Всяческие сношения с зараженными строго-настрого запрещены. Нарушителя ждут суровые меры. Яхта получит свежие продукты, общение будет происходить по понтону, как предписано инструкцией. Скоро ночь, одна из бесконечных экваториальных ночей — душных и темных настолько, что кажется, будто весь мир укутан в черный бархат.
Несмотря на категорический запрет санитарных служб, — запрет, который европейские советники умеют заставить уважать даже султана, — большая лодка с несколькими малайцами на борту покинула рейд и приблизилась к яхте, словно уснувшей на неподвижных волнах. Хотя не видно было ни зги, малайцы будто инстинктивно чувствовали, как именно расположена «Конкордия». Послышался свист. Затем, обменявшись на первый взгляд ничего не значащими словами, которые, вне всякого сомнения, служили паролем, с яхты сбросили трап.
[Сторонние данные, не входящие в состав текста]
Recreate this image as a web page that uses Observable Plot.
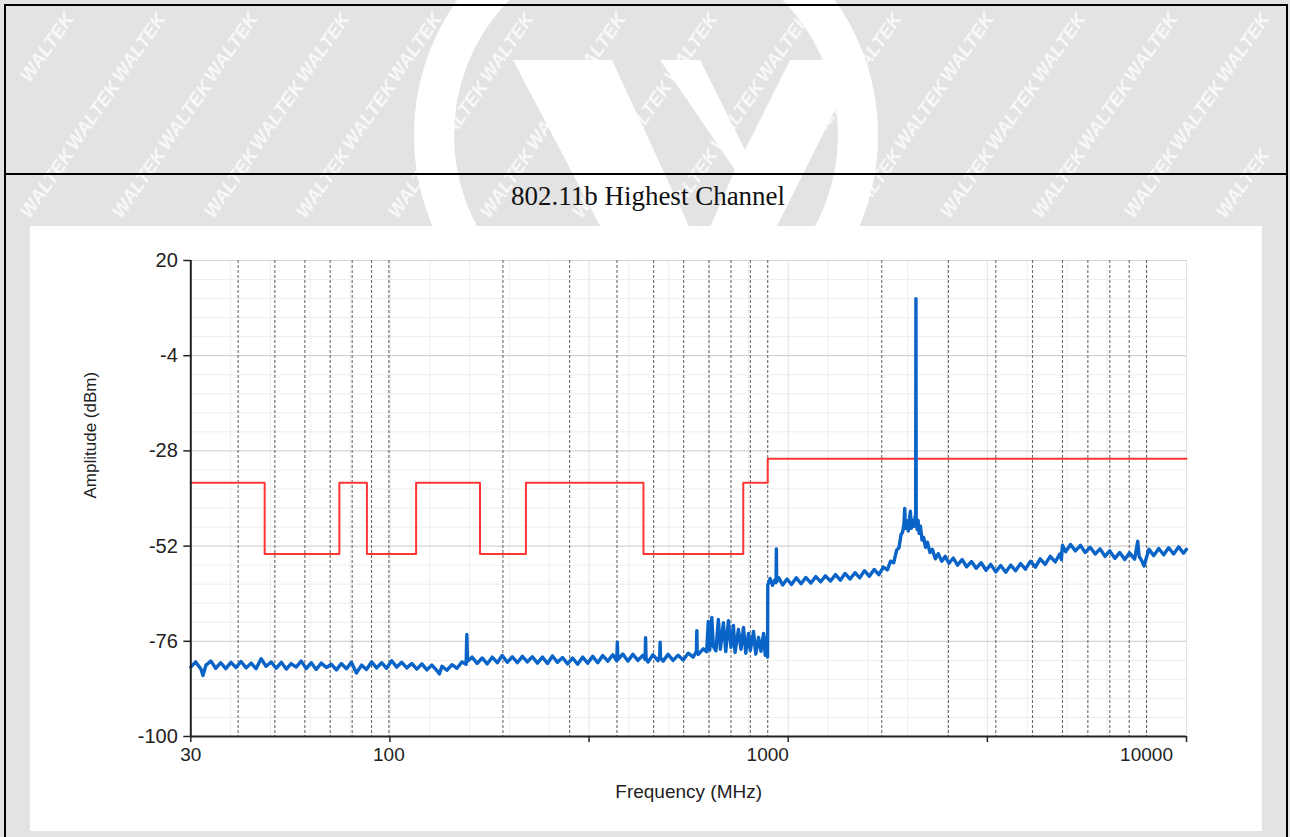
<!DOCTYPE html>
<html>
<head>
<meta charset="utf-8">
<script src="https://cdn.jsdelivr.net/npm/d3@7"></script>
<script src="https://cdn.jsdelivr.net/npm/@observablehq/plot@0.6"></script>
<style>
  html, body { margin: 0; padding: 0; }
  body { width: 1290px; height: 837px; position: relative; overflow: hidden; background: #e3e3e3; font-family: "Liberation Sans", Arial, sans-serif; }
  #wm { position: absolute; left: 0; top: 0; width: 1290px; height: 837px; overflow: hidden; }
  #wm span { position: absolute; width: 80px; height: 24px; line-height: 24px; text-align: center; font: italic bold 19px "Liberation Sans", Arial, sans-serif; color: rgba(255,255,255,0.78); transform: rotate(-55deg); transform-origin: center; white-space: nowrap; }
  #logo { position: absolute; left: 0; top: 0; }
  .bd { position: absolute; background: #000; }
  #title { position: absolute; left: 0; top: 183px; width: 1296px; text-align: center; font-family: "Liberation Serif", "Times New Roman", serif; font-size: 27px; line-height: 27px; color: #111; }
  #chart { position: absolute; left: 30px; top: 226px; width: 1232px; height: 605px; background: #fff; }
</style>
</head>
<body>
<div id="wm"></div>
<svg id="logo" width="1290" height="837">
  <circle cx="646" cy="135" r="212" fill="none" stroke="#fff" stroke-width="40"/>
  <polygon points="513,60 612,60 700,250 735,170 660,60 700,60 745,150 790,60 860,60 720,340 660,340" fill="#fff"/>
</svg>
<div class="bd" style="left:4px; top:4px; width:1284px; height:2px"></div>
<div class="bd" style="left:4px; top:173px; width:1284px; height:2px"></div>
<div class="bd" style="left:4px; top:4px; width:2px; height:840px"></div>
<div class="bd" style="left:1286px; top:4px; width:2px; height:840px"></div>
<div id="title">802.11b Highest Channel</div>
<div id="chart"></div>
<script>
// ---- data ----
const limitFreq  = [30, 47, 74, 87.5, 118, 174, 230, 470, 862, 1000, 12750];
const limitLevel = [-36, -54, -36, -54, -36, -54, -36, -54, -36, -30, -30];

const traceFreq = [
  30, 30.9, 31.9, 32.3, 32.9, 33.9, 34.9, 36.0, 37.1, 38.3, 39.5, 40.7, 42.0, 43.3, 44.6, 46.0, 47.4, 48.9, 50.4, 52.0,
  53.6, 55.2, 56.9, 58.7, 60.5, 62.4, 64.3, 66.3, 68.4, 70.5, 72.7, 74.9, 77.3, 79.6, 82.1, 84.7, 87.3, 90.0, 92.8, 95.7,
  98.6, 101.7, 104.9, 108.1, 111.5, 114.9, 118.5, 122.2, 126.0, 129.9, 133.9, 136.0, 138.1, 142.3, 146.8, 151.3, 156.0, 159.9, 160.6, 161.3,
  165.8, 171.0, 176.3, 181.7, 187.4, 193.2, 199.2, 205.4, 211.7, 218.3, 225.1, 232.0, 239.2, 246.7, 254.3, 262.2, 270.3, 278.7, 287.4, 296.3,
  305.5, 314.9, 324.7, 334.8, 345.2, 355.9, 366.9, 378.3, 390.0, 399.5, 400.9, 402.3, 414.6, 427.4, 440.7, 454.4, 468.5, 474.6, 476.0, 477.4,
  483.0, 498.0, 513.4, 518.6, 520.0, 521.4, 529.4, 545.8, 562.7, 580.2, 598.2, 616.7, 635.8, 648.5, 650.0, 651.5, 655.6, 675.9, 690.0, 696.9,
  703.0, 712.0, 718.5, 730.0, 740.8, 750.0, 763.8, 775.0, 787.5, 800.0, 811.9, 820.0, 837.1, 850.0, 863.1, 875.0, 889.9, 900.0, 917.5, 930.0,
  946.0, 960.0, 975.3, 985.0, 995.0, 999.0,
  1000.5, 1015, 1030, 1045, 1052, 1054, 1056, 1070, 1095, 1125, 1155, 1190, 1225, 1260, 1300, 1340, 1380, 1420, 1465, 1510,
  1555, 1600, 1650, 1700, 1750, 1800, 1855, 1910, 1965, 2020, 2070, 2110, 2150, 2190, 2220, 2250, 2270, 2290, 2300, 2310,
  2330, 2350, 2370, 2380, 2395, 2415, 2435, 2450, 2458, 2462, 2466, 2480, 2495, 2510, 2530, 2555, 2580, 2610, 2640, 2680,
  2720, 2770, 2820, 2880, 2940, 3010, 3090, 3170, 3260, 3350, 3450, 3550, 3660, 3770, 3880, 4000, 4120, 4250, 4380, 4510,
  4650, 4790, 4940, 5090, 5240, 5400, 5570, 5740, 5900, 5960, 6000, 6120, 6300, 6490, 6690, 6890, 7100, 7320, 7540, 7770,
  8000, 8250, 8500, 8760, 9020, 9300, 9480, 9560, 9700, 9850, 10000, 10150, 10450, 10770, 11100, 11440, 11790, 12150, 12520, 12750
];
const traceLevel = [
  -82.5, -81.2, -83.0, -84.6, -82.0, -81.0, -82.8, -81.4, -82.9, -81.3, -82.6, -81.1, -82.7, -81.5, -82.9, -80.4, -82.3, -81.2, -82.8, -81.3,
  -83.0, -81.6, -82.5, -81.0, -82.9, -81.4, -83.1, -81.5, -82.6, -81.8, -83.2, -81.6, -82.9, -81.3, -84.0, -82.0, -83.1, -81.2, -82.7, -81.4,
  -82.8, -80.9, -82.5, -81.3, -82.7, -81.6, -83.0, -81.7, -83.2, -82.0, -83.4, -84.2, -82.3, -83.3, -81.9, -82.8, -81.2, -81.8, -74.3, -81.0,
  -80.0, -81.6, -80.2, -81.7, -80.0, -81.4, -79.6, -81.3, -79.9, -81.4, -79.8, -81.2, -79.9, -81.5, -80.0, -81.6, -79.7, -81.3, -80.1, -81.7,
  -80.2, -81.8, -80.0, -81.5, -79.8, -81.4, -79.6, -81.0, -79.4, -80.9, -76.2, -80.6, -79.2, -81.0, -79.3, -80.8, -79.5, -80.6, -75.1, -80.2,
  -81.2, -79.4, -80.9, -79.8, -76.2, -80.2, -81.0, -79.3, -80.8, -79.5, -80.7, -79.0, -80.0, -78.5, -73.3, -78.8, -79.3, -77.9, -78.6, -71.0,
  -78.2, -70.0, -77.3, -78.4, -70.5, -78.0, -71.3, -78.6, -70.8, -77.5, -72.0, -78.8, -73.0, -78.0, -72.5, -79.0, -74.0, -78.3, -73.5, -79.2,
  -75.0, -78.5, -74.0, -79.5, -75.0, -80.0,
  -61.8, -60.2, -61.9, -60.5, -61.2, -52.7, -61.0, -60.0, -61.8, -60.3, -61.7, -60.0, -61.5, -59.9, -61.3, -59.7, -61.0, -59.5, -60.8, -59.2,
  -60.6, -58.9, -60.3, -58.7, -60.0, -58.2, -59.6, -57.9, -59.2, -57.3, -58.0, -55.8, -56.2, -53.0, -52.5, -49.0, -48.6, -46.2, -42.5, -47.5,
  -45.6, -48.2, -44.8, -43.2, -47.5, -45.5, -47.0, -44.5, -45.5, 10.4, -45.0, -47.8, -45.5, -48.8, -47.0, -50.5, -49.8, -52.3, -51.0, -53.6,
  -52.8, -55.2, -53.9, -55.8, -54.6, -56.3, -55.0, -56.8, -55.4, -57.2, -55.9, -57.6, -56.2, -58.1, -56.6, -58.5, -56.9, -58.6, -56.8, -58.2,
  -56.4, -57.8, -55.8, -57.3, -55.2, -56.6, -54.6, -56.0, -54.0, -55.4, -51.8, -53.4, -51.6, -53.2, -51.8, -53.6, -52.3, -54.0, -52.7, -54.6,
  -53.2, -55.1, -53.6, -55.4, -53.7, -55.3, -50.8, -54.6, -55.6, -57.0, -54.8, -52.8, -54.4, -52.6, -54.2, -52.4, -54.0, -52.2, -53.8, -52.8
];

const yTicks      = [-100, -76, -52, -28, -4, 20];
const yMinorGrid  = [-95.2, -90.4, -85.6, -80.8, -71.2, -66.4, -61.6, -56.8, -47.2, -42.4, -37.6, -32.8, -23.2, -18.4, -13.6, -8.8, 0.8, 5.6, 10.4, 15.2];
const xTickValues = [30, 100.64, 337.6, 1132.7, 3800.5, 12750];
const xMinorGrid  = [38.22, 48.68, 62.02, 79.0, 128.2, 163.3, 208.0, 265.0, 430.2, 548.0, 698.1, 889.3,
                     1443.2, 1838.5, 2342.0, 2983.5, 4841.7, 6167.8, 7857.0, 10009];
const xLabels     = [30, 100, 1000, 10000];
const markerFreqs = [40, 50, 60, 70, 80, 90, 100, 200, 300, 400, 500, 600, 700, 800, 900, 1000,
                     2000, 3000, 4000, 5000, 6000, 7000, 8000, 9000, 10000];
const xTitle = "Frequency (MHz)";
const yTitle = "Amplitude (dBm)";

// ---- watermark (decoration), only where it is fully visible ----
const wm = document.getElementById("wm");
for (let r = 0; r < 3; r++) {
  for (let c = 0; c < 15; c++) {
    const cx = 48 + c * 92 + (r % 2 ? 46 : 0);
    const cy = 48 + r * 68;
    if (cx > 1248) continue;
    const s = document.createElement("span");
    s.textContent = "WALTEK";
    s.style.left = (cx - 40) + "px";
    s.style.top = (cy - 12) + "px";
    wm.appendChild(s);
  }
}

// ---- chart ----
const trace = traceFreq.map((f, i) => ({f, v: traceLevel[i]}));
const limit = limitFreq.map((f, i) => ({f, v: limitLevel[i]}));

const chart = Plot.plot({
  width: 1232,
  height: 605,
  marginLeft: 160.3,
  marginRight: 76,
  marginTop: 34,
  marginBottom: 95,
  x: {type: "log", domain: [30, 12750]},
  y: {domain: [-100, 20]},
  style: {background: "#fff", fontFamily: "'Liberation Sans', Arial, sans-serif", color: "#222", overflow: "visible"},
  marks: [
    Plot.ruleY(yMinorGrid, {stroke: "#ededed", strokeWidth: 1}),
    Plot.ruleX(xMinorGrid, {stroke: "#ededed", strokeWidth: 1}),
    Plot.ruleX(xTickValues, {stroke: "#e2e2e2", strokeWidth: 1}),
    Plot.ruleY(yTicks, {stroke: "#d4d4d4", strokeWidth: 1.2}),
    Plot.ruleX(markerFreqs, {stroke: "#6a6a6a", strokeWidth: 1.1, strokeDasharray: "3,2"}),
    Plot.line(limit, {x: "f", y: "v", curve: "step-after", stroke: "#ff3535", strokeWidth: 2}),
    Plot.line(trace, {x: "f", y: "v", stroke: "#0a64c8", strokeWidth: 3.4, strokeLinejoin: "round"}),
    Plot.ruleX([30], {stroke: "#222", strokeWidth: 2}),
    Plot.ruleY([-100], {stroke: "#222", strokeWidth: 2}),
    Plot.axisY(yTicks, {tickSize: 7, tickPadding: 6, fontSize: 20, strokeWidth: 1.5, tickFormat: d => String(d), label: null}),
    Plot.axisX(xTickValues, {tickSize: 6, tickFormat: () => "", strokeWidth: 1.5, label: null}),
    Plot.axisX(xLabels, {tickSize: 0, tickPadding: 11, fontSize: 19, tickFormat: d => String(d), label: null}),
    Plot.text([yTitle], {frameAnchor: "left", dx: -100, rotate: -90, fontSize: 17, fill: "#222"}),
    Plot.text([xTitle], {frameAnchor: "bottom", dy: 61, fontSize: 19, fill: "#222"})
  ]
});
document.getElementById("chart").appendChild(chart);
</script>
</body>
</html>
Один из тех, кто правил лодкой, поднялся на борт,
— Хозяин с тобой? — спросил он обеспокоенно.
— Быть может… — уклончиво отвечал незнакомец. — Хозяин везде, он слышит и видит все… Его приказания исполнены?
— Да, однако не обошлось без трудностей. В последний момент на борту появились пятеро ненормальных. Сущие дьяволы. Они перебили добрую четверть наших людей.
— Какое имеет значение, сколько народу погибло? Ты сделал свое дело. Рассказывай, но будь краток. Хозяин хочет знать все.
— Засада была подготовлена. Наши малайцы ждали, рассеявшись вдоль берега. Они заманили яхту на мель и собирались захватить ее. К этому времени я устроил так, что на борту не осталось угля. Мне удалось убедить капитана отослать на берег большинство матросов, якобы для того, чтобы собрать дров. После долгих колебаний он все-таки согласился, и с ним осталось всего пять человек. Все шло прекрасно. Наши пошли на абордаж, но вдруг откуда ни возьмись появились пятеро французов, вооруженные до зубов. Должен признать, что бьют они без промаха, да и сила у каждого как у троих, самые крепкие из наших не смогли устоять. Словом, французы отбили атаку.
— Впятером? — недоверчиво спросил незнакомец.
— Ты бы посмотрел на них! Они стоили целого полка. Им удавалось все: и борьба, и тушение пожара, и парусный маневр… Они даже машину смогли завести. Я видел все это с берега, и мне, признаюсь, стало не по себе. Малайцы отступили, и мы вынуждены были вернуться на борт, чтобы избежать подозрений. Так как у меня было четкое задание завладеть яхтой, я решил действовать энергично и быстро. Словом, сэр Паркер умер в ту же ночь…
— Ты убил его?
— В таких вещах не признаются, даже лучшим друзьям. Короче, он умер. Это главное.
— Хорошо!
— Я принял командование по всем правилам и повел яхту в прибрежные воды.
— А экипаж?
— Разве ты не заметил желтый флажок?
— Да. Это означает, что на яхте карантин.
— На борту желтая лихорадка.
— Желтая лихорадка?
— Или другая смертельная болезнь… какая разница.
— Не понимаю.
— Ты не слишком понятлив.
— Говори, я здесь представляю хозяина.
— Не кажется ли тебе, что ты выбрал не очень подходящий тон? Мне это может не понравиться.
— Повторяю, будь краток. Я должен вернуться через час.
— Как помнится, захват яхты малайцами имел целью отвести подозрения от истинных руководителей этого дела. Важно, чтобы власти не узнали, что корабль попал во владения европейцев. Все было бы нормально, если бы операция удалась. Английский экипаж целиком перерезали бы, за исключением помощника капитана и механика. Мы бы сформировали из малайцев новый экипаж, подходящий для дальнейших действий, и преспокойно бы занимались своим делом на судне, которое нам ничего не стоило. Но атаку отбили, сэр Паркер умер, нужно было чтоб матросы экипажа исчезли один за другим… Так что на борту свирепствует желтая лихорадка, и, честное слово, все, кроме Джима Кеннеди и меня, мертвы. Двое последних, необходимых нам для безопасных маневров, отдали Богу душу сразу после того, как выполнили свои функции.